“The Cholera Years: the United States in 1832, 1849, and 1866” is only tangentially a medical history. Charles Rosenberg used the opening year of the three worst epidemics of cholera in the United States as lenses through which he could take snapshots of American society. In each year examined the disease spread westward across Europe to inevitably reach the shores North America. By looking at how the medical and religious communities, public officials, and the people, those represented by newspaper editorials, reacted to the stress of the impending epidemics Rosenberg was able to clearly show how society changed over the decades.
“The nest of college-birds are three
Law, Physic, and Divinity
And while these three remain combined
They keep the world oppressed and blind.
On Lab’rers money lawyers feast
Also the Doctor and the Priest.”
This poem, from 1832, shows that popular American distrust for academics is long held. However by 1848 even the upper-class was turning its back on physicians. Today we see governors who ignore the best scientific opinions and follow their own ignorance on Ebola. It does seem that the more things change the more they stay the same. Rosenberg attributes this to the medical communities inability to cope with epidemics, the 1832 outbreak of cholera in particular. The fact is that Galenic physician’s had never been effective. What was it that changed between 1832 and 1848 that made their ineffectiveness unacceptable? Rosenberg does not really look at what caused the change, he just shows that the general attitude did change.

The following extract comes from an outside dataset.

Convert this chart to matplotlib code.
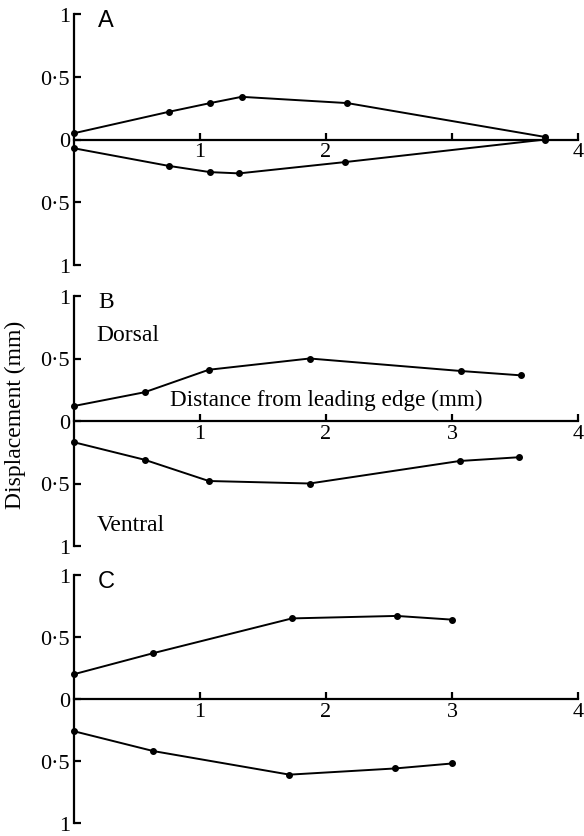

Originally published in 1962 Rosenberg’s book is still readable. The writing is better, in my opinion, than most of the histories published today. I recommend it to anyone interested in 19th century American history, it provides insight to the social values of the times. I do wish that someone would take a look at what caused attitudes about physicians to change. Was it competition? Thomsonians, herbalists, and Homeopathic medicine was giving the traditional physicians competition. They were saving more people by avoiding, at least in large doses, the mercury, arsenic, and other poisons that were some of traditional physicians favorite medicines. I have read how physicians reacted to the competition. One way strategy was forming a trade union, the American Medical Association, and blackballing Homeopaths. I would like to see a scholarly paper on how people reacted to the competition.